What Guillaume Gillet, a winner of the Grand Prix de Rome and member of the Institute, was aiming to do in his design was highlight two towers situated on the School site, the remains of the Fort du Hâ dating from 1453. Thanks to an inner courtyard linking the two towers and a covered concourse which constitutes the central part of the School, he created a curve around the Minimes tower, which thus became the centre of his axis.

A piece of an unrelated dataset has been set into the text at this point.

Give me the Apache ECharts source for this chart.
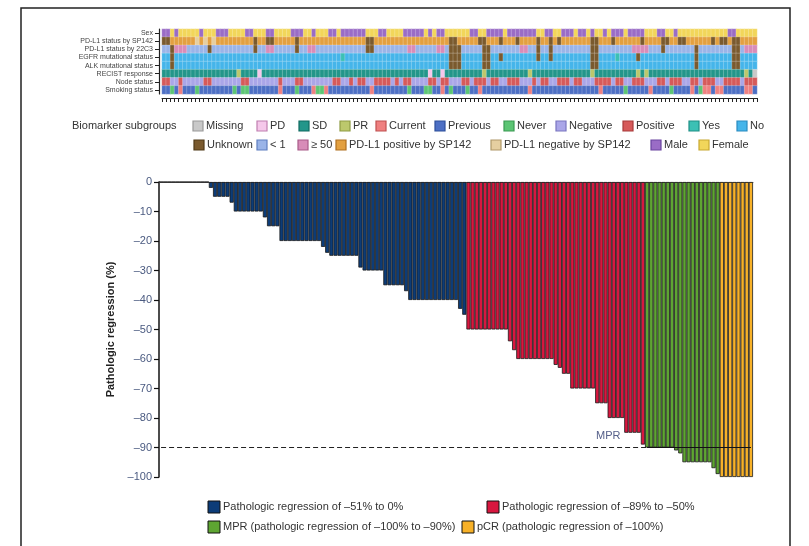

All the teaching and learning spaces used by the trainees are laid out around this central concourse, reminiscent of a salle des pas perdus, a courthouse waiting hall: the main amphitheatre, the lecture halls, the library, the multimedia area and also the cafeteria. Its vault, emphasised by its mahogany-coloured panelling, curves round gradually, resting on slender concrete pillars that punctuate and support the picture windows, creating an elegant, light-filled space. Light plays an important role as the shadows thrown by the overhang of the 35 pillars create a subtle effect of perspective relayed by the whiteness of the Comblanchien tile floor, which is broken up by a sinuous black floor covering that cuts a path across the hall. The outer walls, also made of glass and aluminium, offer a cut-out effect both overlooking Rue du Maréchal Joffre and on the Court of Appeal side, where the roof is shaped into a succession of arches. The pond in the centre of the inner courtyard reflects both Guillaume Gillet's building and the Tour des Minimes, whose exact circumference the pond replicates.
The ENM in Paris
The ENM's base in Paris is situated on the Île de la Cité, in the 4th arrondissement. The building has façades on both Quai aux Fleurs du 19e siècle, on the Seine side, and on Rue Chanoinesse on the Notre-Dame Cathedral side. This street is named after the many canons (chanoines) from the Notre-Dame cloister who used to live there. The red brick ENM building that gives on to this street dates from 1853. It is built in an almost Romantic style, with its typically French skylights, slightly medieval-looking details and polychrome decorations on the façade. Until 1868 it was occupied by the upper echelons of the fire brigade.